Wednesday, December 28, 2005

Be still my ugly old Hearts$

[This post isn't solely about weird Windows foibles, so if that doesn't interest you, feel free to page down.. It might get better, or not. Whatever.]

So I was looking through the security log on a local Windows box, and saw some activity on something called a "DDE Share". I like to think I'm pretty well-versed in the Windows universe, and I'd never heard of such a thing. Turns out it's a truly ancient form of interprocess communication in Windows, which can operate either on the local machine, or over the network. The main thing it's used for within Windows itself is for the multiplayer feature in MS Hearts. Seriously. I kid you not. I read over the API docs out of morbid curiousity, and I can't make head or tail of how it's supposed to work, which helps to explain why nobody uses it, and why MS appears to consider it an orphan technology they'd rather not talk about. Seems your DDE shares have UNC-like paths, and are protected with regular old security descriptors, which explains where those audit entries came from. Beyond that, how it works is a real head-scratcher to me, but obviously someone's figured it out, since there's at least one recent vulnerability report out there. The 'naming convention' for DDE shares is that names end in a dollar sign (i.e. "Hearts$", hence the title), except when they don't, or when other unrelated shares end in a dollar sign (i.e. "C$" for your C drive's hidden admin share ).

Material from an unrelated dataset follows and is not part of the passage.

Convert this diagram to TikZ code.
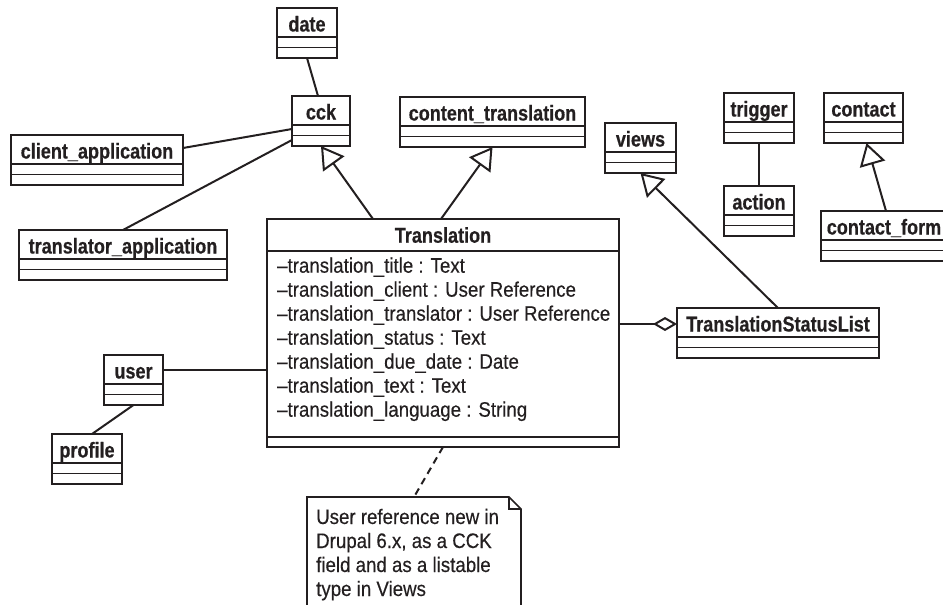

You gotta love it. You just gotta. So far as I can tell, MS has to keep this ugly beast alive just in case your shiny Win2k3 box ever needs to talk to some crufty old 286 running Windows 2.03 that accidentally got sealed inside a wall during the last remodel. Your department's kept this box around all these years because it runs some cheesy old legacy app that only speaks DDE and won't run in "386 enhanced mode", and you can't migrate because (naturally) you don't have the source. Lucky you.

But the one saving grace here is that the NetDDE services are disabled on "modern" versions of Windows, unless you go in and turn them on. So don't, already.

I'd hate for people to come away thinking that Windows is a random, seething, tangled mass of warts and scabs, because it isn't. Far from it. It's a painstakingly designed (and repeatedly redesigned) seething, tangled mass of warts and scabs.

This sordid episode prompted a quick Google News search for the word "ugly", which came up with a few fun hits:


  • Another sign that China's well on its way to becoming a modern, advanced country: They're the latest source of ignorant, pushy tourists. The article refers to them as the new "Ugly Americans", so at least we're still the standard by which all other tourists are measured. We can take pride in that, anyway. Hooray for us!
  • It's not just tourists that are ugly these days. Molecules are getting in on the act as well. It seems like a completely esoteric topic, and yet look at all the comments the article got. Way more than anything I've ever posted here. I don't get it. I really don't. Maybe I need to find something more obscure to talk about.
  • Politics are ugly. Everybody knows that. Politics are even ugly when there aren't any politicians involved, as anyone who's witnessed a major ballot measure campaign can testify. The author of the opinion piece seems to think that doing away with ballot measures will clean things up immensely, and return integrity to the democratic process. Riiiiight.
  • And of course, the all time winner in the "ugly" category is, of course, the male gender. A new study indicates that if you're ugly, you're probably a bad dancer as well, so you may as well not bother. The chosen yardstick for ugliness is how asymmetrical someone's facial and body features are, since past studies have shown that people and other mammals equate symmetry with attractiveness. Maybe there's really something to the whole "two left feet" cliche after all...


Ok, here's something obscure for ya. A couple of posts ago, I chatted a bit about various weird and fun kinds of numbers: infinite, infinitesimal, hypercomplex, and so on. I had a vague recollection that Godel, Escher, Bach contained a bit about infinite numbers, so I went back and checked, and noticed that it covers yet another variety of infinite quantity, "supernatural numbers", which aren't covered by Wikipedia.

So far I've come across several definitions. This one quite technical, this one rather less so. The problem is that I'm not sure the various hits I'm seeing are all referring to the same animal, and it's not clear that any of them are the same beast referred to in GED, either. I haven't seen any other references to the three-part indexing scheme the book refers to. "Supernatural" is an attractive (if rather obvious) name for an extension to the natural numbers, so is it possible the name's been used more than once? It's all so very confusing. Maybe that's the whole idea, I don't know.

I'd hate to end this on an ugly note, so here's an article with a picture of some adorable little piglets. It's a funny thing about pigs: They're cute, they're intelligent, and they're delicious. Just not all at the same time. Go figure. It's like a conundrum, or something.